Economic and Social Stakeholders - Corporate Governance and Business Ethics

Depending on their relationship to the business, two types of stakeholders can be distinguished: economic and social stakeholders. Economic stakeholders are all those who invest in the economic traffic with the business and who bear part of the risk. Groups that come to mind then are: managers, employees, shareholders, consumers, suppliers, partners in a joint venture, and competitors. What characterizes the relationship with economic stakeholders is that there is an economic exchange: labor against wages, capital against dividends, raw materials, supplier services, and consumer products against current prices. It might be surprising that competitors are seen as business stakeholders as well, but businesses do have moral obligations towards competitors. For example, justified competitor interests are at stake when a number of businesses in an industry forms a cartel and thereby puts other competitors at a disadvantage or when a business harms the reputation of the entire industry by behaving irresponsibly.

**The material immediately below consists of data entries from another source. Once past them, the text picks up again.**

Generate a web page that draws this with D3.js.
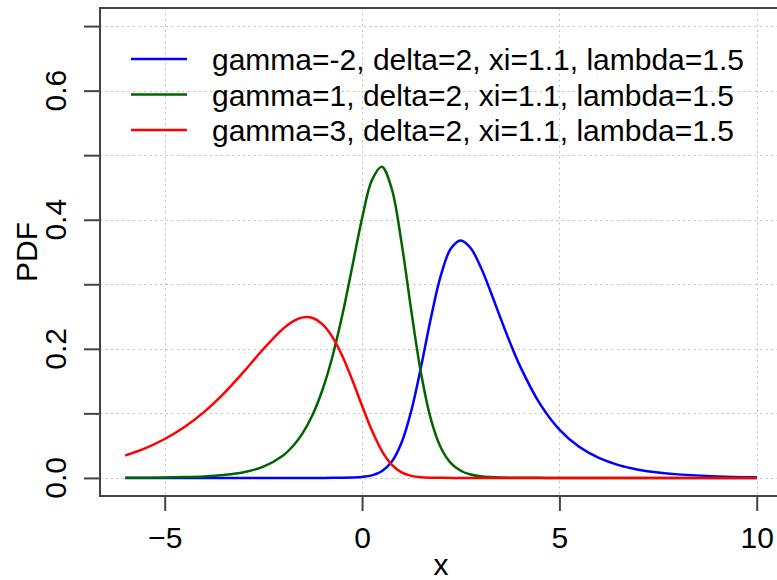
<!DOCTYPE html>
<html>
<head>
<meta charset="utf-8">
<script src="https://cdn.jsdelivr.net/npm/d3@7"></script>
<style>
  html, body { margin: 0; padding: 0; background: #fff; }
  svg { display: block; font-family: "Liberation Sans", Arial, sans-serif; }
</style>
</head>
<body>
<svg id="chart" width="777" height="580"></svg>
<script>
// ---- data ----
const xValues = [-6, -5.5, -5, -4.5, -4, -3.5, -3, -2.5, -2, -1.75, -1.5, -1.25, -1, -0.75, -0.5, -0.25,
  0, 0.25, 0.5, 0.75, 1, 1.25, 1.5, 1.75, 2, 2.25, 2.5, 2.75, 3, 3.25, 3.5, 3.75, 4,
  4.5, 5, 5.5, 6, 6.5, 7, 7.5, 8, 9, 10];

const pdfGammaMinus2 = [0, 0, 0, 0, 0, 0, 0, 0, 0, 0, 0, 0.00001, 0.00003, 0.00008, 0.00022, 0.00057,
  0.0015, 0.0040, 0.0104, 0.0250, 0.0546, 0.1047, 0.1737, 0.2495, 0.3144, 0.3553, 0.3679, 0.3561, 0.3274, 0.2897, 0.2490, 0.2096, 0.1736,
  0.1154, 0.0749, 0.0482, 0.0309, 0.0198, 0.0128, 0.0083, 0.0055, 0.0024, 0.0011];

const pdfGamma1 = [0.0002, 0.0004, 0.0007, 0.0013, 0.0024, 0.0046, 0.0088, 0.0175, 0.0349, 0.0494, 0.0698, 0.0982, 0.1370, 0.1881, 0.2523, 0.3267,
  0.4021, 0.4613, 0.4821, 0.4483, 0.3645, 0.2578, 0.1601, 0.0896, 0.0464, 0.0230, 0.0111, 0.0053, 0.0026, 0.0013, 0.0006, 0.0003, 0.0002,
  0.0001, 0, 0, 0, 0, 0, 0, 0, 0, 0];

const pdfGamma3 = [0.0348, 0.0458, 0.0603, 0.0788, 0.1023, 0.1310, 0.1643, 0.1997, 0.2313, 0.2426, 0.2487, 0.2477, 0.2379, 0.2182, 0.1890, 0.1521,
  0.1117, 0.0733, 0.0420, 0.0207, 0.0087, 0.0032, 0.0010, 0.0003, 0.0001, 0, 0, 0, 0, 0, 0, 0, 0,
  0, 0, 0, 0, 0, 0, 0, 0, 0, 0];

const seriesNames = [
  "gamma=-2, delta=2, xi=1.1, lambda=1.5",
  "gamma=1, delta=2, xi=1.1, lambda=1.5",
  "gamma=3, delta=2, xi=1.1, lambda=1.5"
];
const seriesColors = ["#0000FF", "#006400", "#FF0000"];

const xTicks = [-5, 0, 5, 10];
const yTicks = [0, 0.1, 0.2, 0.3, 0.4, 0.5, 0.6, 0.7];
const yLabelTicks = [0, 0.2, 0.4, 0.6];
const xDomain = [-6.64, 10.64];
const yDomain = [-0.028, 0.728];

// ---- layout ----
const plotLeft = 100, plotRight = 782, plotTop = 8, plotBottom = 496;
const fontSize = 30;

const svg = d3.select("#chart");
const x = d3.scaleLinear().domain(xDomain).range([plotLeft, plotRight]);
const y = d3.scaleLinear().domain(yDomain).range([plotBottom, plotTop]);

svg.append("defs").append("clipPath").attr("id", "plotclip")
  .append("rect").attr("x", plotLeft).attr("y", plotTop)
  .attr("width", plotRight - plotLeft).attr("height", plotBottom - plotTop);

// grid
const grid = svg.append("g").attr("stroke", "#c0c0c0").attr("stroke-width", 1).attr("stroke-dasharray", "2,3.5");
grid.selectAll("line.gx").data(xTicks).join("line")
  .attr("x1", d => Math.round(x(d)) + 0.5).attr("x2", d => Math.round(x(d)) + 0.5)
  .attr("y1", plotTop).attr("y2", plotBottom);
grid.selectAll("line.gy").data(yTicks).join("line")
  .attr("y1", d => Math.round(y(d)) + 0.5).attr("y2", d => Math.round(y(d)) + 0.5)
  .attr("x1", plotLeft).attr("x2", plotRight);

// curves
const series = [pdfGammaMinus2, pdfGamma1, pdfGamma3];
const line = d3.line()
  .x(d => x(d[0]))
  .y(d => y(d[1]))
  .curve(d3.curveCatmullRom.alpha(0.5));
const curves = svg.append("g").attr("clip-path", "url(#plotclip)");
series.forEach((vals, i) => {
  curves.append("path")
    .datum(xValues.map((xv, j) => [xv, vals[j]]))
    .attr("fill", "none")
    .attr("stroke", seriesColors[i])
    .attr("stroke-width", 2.5)
    .attr("stroke-linejoin", "round")
    .attr("d", line);
});

// axes
const xAxis = d3.axisBottom(x).tickValues(xTicks).tickSize(15).tickFormat(d3.format("d"));
const gx = svg.append("g").attr("transform", `translate(0,${plotBottom})`).call(xAxis);
gx.select(".domain").remove();
gx.selectAll(".tick line").attr("stroke", "#444").attr("stroke-width", 2);
gx.selectAll(".tick text").attr("font-size", fontSize).attr("fill", "#000")
  .attr("font-family", "Liberation Sans, Arial, sans-serif")
  .attr("dy", null).attr("y", 52);

const yAxis = d3.axisLeft(y).tickValues(yTicks).tickSize(16).tickFormat("");
const gy = svg.append("g").attr("transform", `translate(${plotLeft},0)`).call(yAxis);
gy.select(".domain").remove();
gy.selectAll(".tick line").attr("stroke", "#444").attr("stroke-width", 2);

svg.append("g").selectAll("text").data(yLabelTicks).join("text")
  .attr("transform", d => `translate(66,${y(d)}) rotate(-90)`)
  .attr("text-anchor", "middle")
  .attr("font-size", fontSize)
  .attr("fill", "#000")
  .text(d => d3.format(".1f")(d));

// box
svg.append("rect")
  .attr("x", plotLeft).attr("y", plotTop)
  .attr("width", plotRight - plotLeft).attr("height", plotBottom - plotTop)
  .attr("fill", "none").attr("stroke", "#444").attr("stroke-width", 2);

// axis titles
svg.append("text")
  .attr("x", (plotLeft + plotRight) / 2).attr("y", 575)
  .attr("text-anchor", "middle").attr("font-size", fontSize).attr("fill", "#000")
  .text("x");
svg.append("text")
  .attr("transform", `translate(37,${(plotTop + plotBottom) / 2}) rotate(-90)`)
  .attr("text-anchor", "middle").attr("font-size", fontSize).attr("fill", "#000")
  .text("PDF");

// legend
const legendY = [59, 94.5, 130];
const lg = svg.append("g");
seriesNames.forEach((name, i) => {
  lg.append("line")
    .attr("x1", 131).attr("x2", 187)
    .attr("y1", legendY[i]).attr("y2", legendY[i])
    .attr("stroke", seriesColors[i]).attr("stroke-width", 2.5);
  lg.append("text")
    .attr("x", 212).attr("y", legendY[i] + 11)
    .attr("font-size", fontSize).attr("fill", "#000")
    .text(name);
});
</script>
</body>
</html>
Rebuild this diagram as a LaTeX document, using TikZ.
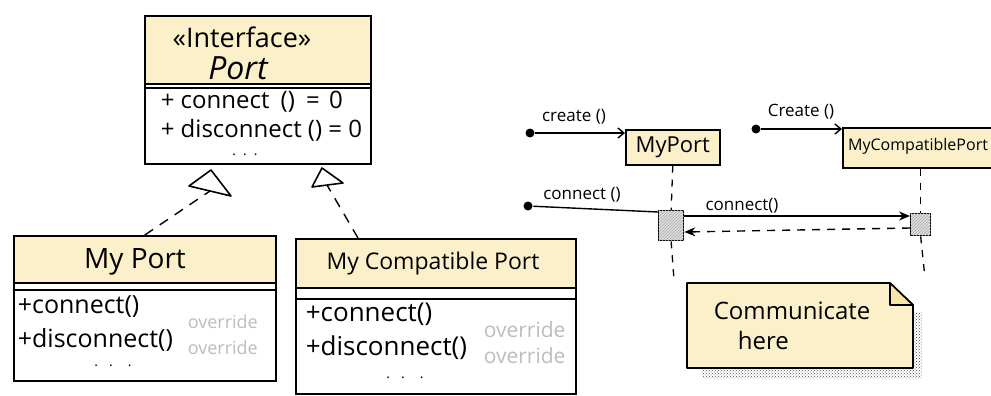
\documentclass[tikz,border=0pt]{standalone}
\usepackage{fontspec}
\setmainfont{Open Sans}
\usetikzlibrary{arrows.meta,patterns,calc}
\definecolor{hdr}{HTML}{FBF0C9}
\definecolor{foldc}{HTML}{F6E6A8}
\definecolor{ovrgray}{HTML}{BDBDBD}
\newcommand\myfs[1]{\fontsize{#1}{#1}\selectfont}
\begin{document}
\begin{tikzpicture}[x=1pt,y=-1pt,line width=1.6pt,
  umlbox/.style={draw,fill=white,anchor=north west,inner sep=0pt,
    path picture={\fill[hdr] (path picture bounding box.north west) rectangle ([yshift=-#1]path picture bounding box.north east);}},
  smallbox/.style={draw,fill=hdr,anchor=north west,inner sep=0pt},
  mth/.style={inner sep=0pt,anchor=west},
  ttl/.style={inner sep=0pt},
  dotsl/.style={inner sep=0pt,font=\myfs{14}},
  ovr/.style={inner sep=0pt,anchor=west,text=ovrgray},
  realize/.style={dash pattern=on 10pt off 8pt,line width=1.4pt},
  lifeline/.style={dash pattern=on 7pt off 7pt,line width=1.3pt},
  act/.style={draw,fill=gray!25,anchor=north west,inner sep=0pt,line width=1.3pt,
    postaction={pattern=north east lines,pattern color=gray!65}},
  startdot/.style={circle,fill=black,inner sep=0pt,minimum size=9pt},
  msglbl/.style={inner sep=0pt,font=\myfs{17}},
  openarr/.style={-{Straight Barb[length=6pt,width=10pt]}},
  fillarr/.style={-{Stealth[length=11pt,width=9pt]}}
]
\useasboundingbox (0,0) rectangle (991,396);
\clip (0,0) rectangle (991,396);

% ---------- Interface Port ----------
\node[umlbox=69pt,minimum width=226pt,minimum height=148pt] (port) at (144,15) {};
\draw ($(port.north west)+(0,69)$) -- ($(port.north east)+(0,69)$);
\draw ($(port.north west)+(0,73)$) -- ($(port.north east)+(0,73)$);
\node[ttl,font=\myfs{27}] (stereo) at (242,37) {«Interface»};
\node[ttl,font=\myfs{32}\itshape] (portname) at (238,68) {Port};
\node[mth,font=\myfs{24}] (pm1) at (160,102) {+ connect\hspace{5pt} ()\hspace{5pt} =\hspace{3pt} 0};
\node[mth,font=\myfs{24}] (pm2) at (160,130) {+ disconnect () = 0};
\node[dotsl] (pdots) at (245,155) {.\hspace{7pt}.\hspace{7pt}.};

% ---------- MyPort class ----------
\node[umlbox=48pt,minimum width=262pt,minimum height=145pt] (myport) at (13,235) {};
\draw ($(myport.north west)+(0,48)$) -- ($(myport.north east)+(0,48)$);
\draw ($(myport.north west)+(0,55)$) -- ($(myport.north east)+(0,55)$);
\node[ttl,font=\myfs{28}] (myportname) at (135,262) {My Port};
\node[mth,font=\myfs{25}] (mm1) at (17,307) {+connect()};
\node[mth,font=\myfs{25}] (mm2) at (17,340) {+disconnect()};
\node[ovr,font=\myfs{18}] (mo1) at (187,322) {override};
\node[ovr,font=\myfs{18}] (mo2) at (187,348) {override};
\node[dotsl] (mdots) at (113,366) {.\hspace{11pt}.\hspace{15pt}.};

% ---------- MyCompatiblePort class ----------
\node[umlbox=50pt,minimum width=280pt,minimum height=155pt] (compport) at (295,238) {};
\draw ($(compport.north west)+(0,50)$) -- ($(compport.north east)+(0,50)$);
\draw ($(compport.north west)+(0,61)$) -- ($(compport.north east)+(0,61)$);
\node[ttl,font=\myfs{23}] (compname) at (433,264) {My Compatible Port};
\node[mth,font=\myfs{26}] (cm1) at (305,314) {+connect()};
\node[mth,font=\myfs{26}] (cm2) at (305,348) {+disconnect()};
\node[ovr,font=\myfs{21}] (co1) at (483,330) {override};
\node[ovr,font=\myfs{21}] (co2) at (483,356) {override};
\node[dotsl] (cdots) at (405,378) {.\hspace{11pt}.\hspace{15pt}.};

% ---------- realization arrows ----------
\coordinate (t1base) at (210,191);
\coordinate (t2base) at (327,185);
\coordinate (r2start) at ($(compport.north west)+(63,0)$);
\draw[realize] (myport.north) -- (t1base);
\draw[realize] (r2start) -- (t2base);
\draw[fill=white,line join=round] (189,186) -- (231,196) -- (211,170) -- cycle;
\draw[fill=white,line join=round] (312,187) -- (343,183) -- (322,168) -- cycle;

% ---------- sequence diagram ----------
\node[smallbox,minimum width=94pt,minimum height=35pt,font=\myfs{22}] (sport) at (625,129) {MyPort};
\node[smallbox,minimum width=160pt,minimum height=40pt] (scomp) at (842,127) {};
\node[ttl,font=\myfs{16}] (scompname) at (918,146) {MyCompatiblePort};

\node[act,minimum width=25pt,minimum height=30pt] (a1) at (658,210) {};
\node[act,minimum width=20pt,minimum height=22pt] (a2) at (910,213) {};

\coordinate (l1end) at (674,280);
\coordinate (l2end) at (925,278);
\draw[lifeline] (sport.south) -- (a1.north);
\draw[lifeline] (a1.south) -- (l1end);
\draw[lifeline] (a2.north |- scomp.south) -- (a2.north);
\draw[lifeline] (a2.south) -- (l2end);

\node[startdot] (d1) at (530,133) {};
\node[startdot] (d2) at (756,129) {};
\node[startdot] (d3) at (528,206) {};

\draw[openarr,line width=1.4pt] (d1) -- (d1 -| sport.west);
\draw[openarr,line width=1.4pt] (d2) -- (d2 -| scomp.west);
\draw[line width=1.4pt] (d3) -- ([yshift=-2pt]a1.north west);
\draw[fillarr,line width=1.4pt] ([yshift=-6pt]a1.north east) -- ([yshift=-3pt]a2.north west);
\draw[fillarr,line width=1.4pt,dash pattern=on 8pt off 7pt] ([yshift=-15pt]a2.north west) -- ([yshift=-22pt]a1.north east);

\node[msglbl] (lbl1) at (574,117) {create ()};
\node[msglbl] (lbl2) at (801,112) {Create ()};
\node[msglbl] (lbl3) at (582,195) {connect ()};
\node[msglbl] (lbl4) at (742,206) {connect()};

% ---------- note ----------
\fill[pattern=crosshatch dots,pattern color=black!70]
  (914,312) -- (922,312) -- (922,378) -- (702,378) -- (702,369) -- (914,369) -- cycle;
\draw[fill=hdr,line join=round] (687,283) -- (890,283) -- (913,305) -- (913,368) -- (687,368) -- cycle;
\draw[fill=foldc,line join=round] (890,283) -- (890,305) -- (913,305) -- cycle;
\node[mth,font=\myfs{24}] (note1) at (713,311) {Communicate};
\node[mth,font=\myfs{24}] (note2) at (737,340) {here};
\end{tikzpicture}
\end{document}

Corporate moral responsibility does not stop at the circle of economic stakeholders. A business is also responsible for parties in society which may not have any business involvement in the business, but do in some way have an interest in what that business does. Society expects an organization, business, or industry to recognized obligations with regard to interests, whether they are private or public, that are clearly outside the domain of mutual transactions, but which nevertheless merit being put on the agenda of the board. For example: interests of future generations, the environment, and the underprivileged in society. The list can be made considerably longer and more concrete, so it includes the obligation to be cautious about engaging in genetic experiments or about supplying particular forms of detrainment; the obligation to put political pressure on repressive regimes with which a business, directly or indirectly, has established business relationships; the obligation to make fighting unemployment a separate policy issue, not subject to the business’s competitive and financial position; and the obligation to engage in serious dialogue with groups claiming to represent a public interest, but which do not participate in any economic transaction with the firm (van Luijk and Schilder 1997). As a result of the increased scale and complexity of businesses, the circle of social stakeholders has expanded considerably. Businesses managing a nuclear power plant are responsible for millions of stakeholders. Companies manufacturing substances that damage the ozone layer can even count humanity as a whole among its stakeholders.

Based on how the scope of a company’s ethical responsibilities is defined, a plethora of stakeholders can be considered, and the list of legitimate social stakeholders can be extended indefinitely, it seems. Just consider how far into the future a company’s responsibility for future generations should be extended (Jeurissen and Keijzers 2004). I will not go into the details of the question of stakeholder identification here (Mitchell et al. 1997). I will only try to deal with the question of how the influence of social stakeholders should be organized, assuming that such influence is ethically plausible in at least some cases.